Analysts warned that the uncertainty over Greece in the run-up to the EU summit on Thursday and Friday would depress the euro further, with Stuart Bennett, an analyst at French bank Credit Agricole CIB, arguing that “the market is positioning for the worst.”
France, Italy and Spain have all called for quick joint action by Europe to fix to the Greek debt crisis.
“The French position is very clear,” French Foreign Minister Bernard Kouchner said on Monday. “We cannot, we must not abandon our Greek friends.”
However, a French government source said on Tuesday that Paris was softening opposition to bringing in the International Monetary Fund as part of a wider rescue act.
“Different views” in Europe will “doubtless come together somewhere in the middle,” the source said.
Paris is also bending over backwards to accommodate Merkel’s hardline stance, saying “we have a little time” with which to resolve the issue, and even allowed for “debate” on Berlin’s demand that countries that consistently fail to balance their books could, ultimately, be kicked out of the eurozone.
The political posturing has not impressed markets, with Marco Annunziata, chief economist at Italy’s UniCredit Group, saying eurozone partners are behaving “like teammates in a sack race.”
He said they “have to run while keeping one leg each in the same sack: either they coordinate their actions, or they will fall hard together.”
A senior US Federal Reserve official has warned that the Greek crisis could directly affect the US economy by hitting American exports because of lower eurozone growth as a result of adjustments to rescue Greece.

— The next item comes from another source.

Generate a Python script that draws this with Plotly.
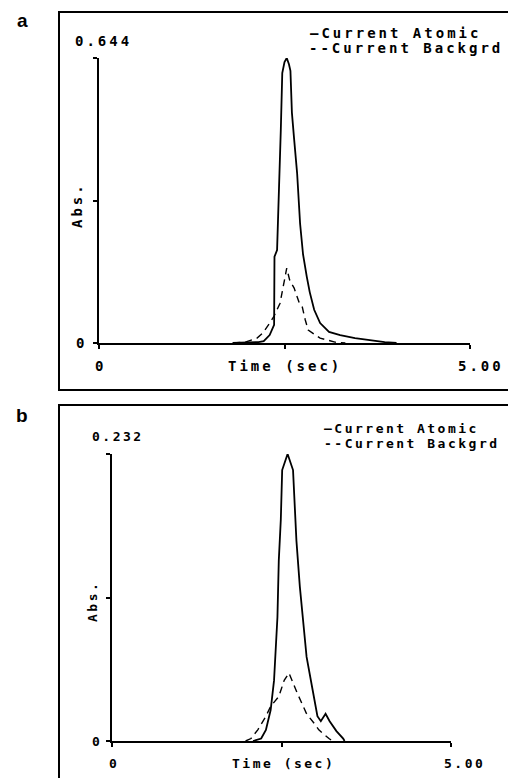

Atlanta Federal Reserve regional chief Dennis Lockhart also said that the crisis could lead to a broad shock for financial markets which “could play out in the banking system or in the form of a general retreat from sovereign debt.”
Greek Prime Minister George Papandreou says his country faces the prospect of bankruptcy without some form of support, particularly to reduce the interest rate if the country is forced to pay to borrow money on international debt markets.
The yield – or interest rate – on Greek government 10-year bonds rose to 6.446 percent on Monday but had eased to 6.341 percent by Tuesday morning.
Greece has the highest deficit in the eurozone – estimated at 12.7 percent of output in 2009 – and risks a financial crunch as it needs to raise some €20 billion for debt redemptions due by the end of May.
Analysts at French bank BNP Paribas meanwhile said the Greek government faced a key “deadline” next month because of a steep increase in funding needs to repay old debts.
“Greece remains fully funded until the end of March, but not until the end of April,” they said in a note based on the bank’s own calculations.
“Greece needs at least €3 billion more” by the end of April, with its first debt redemption due on April 13, they added.
They said the “deadline to the whole Greek story” lay between April 13 and April 23.
Meanwhile French and Swiss banks are heavily exposed in Greece.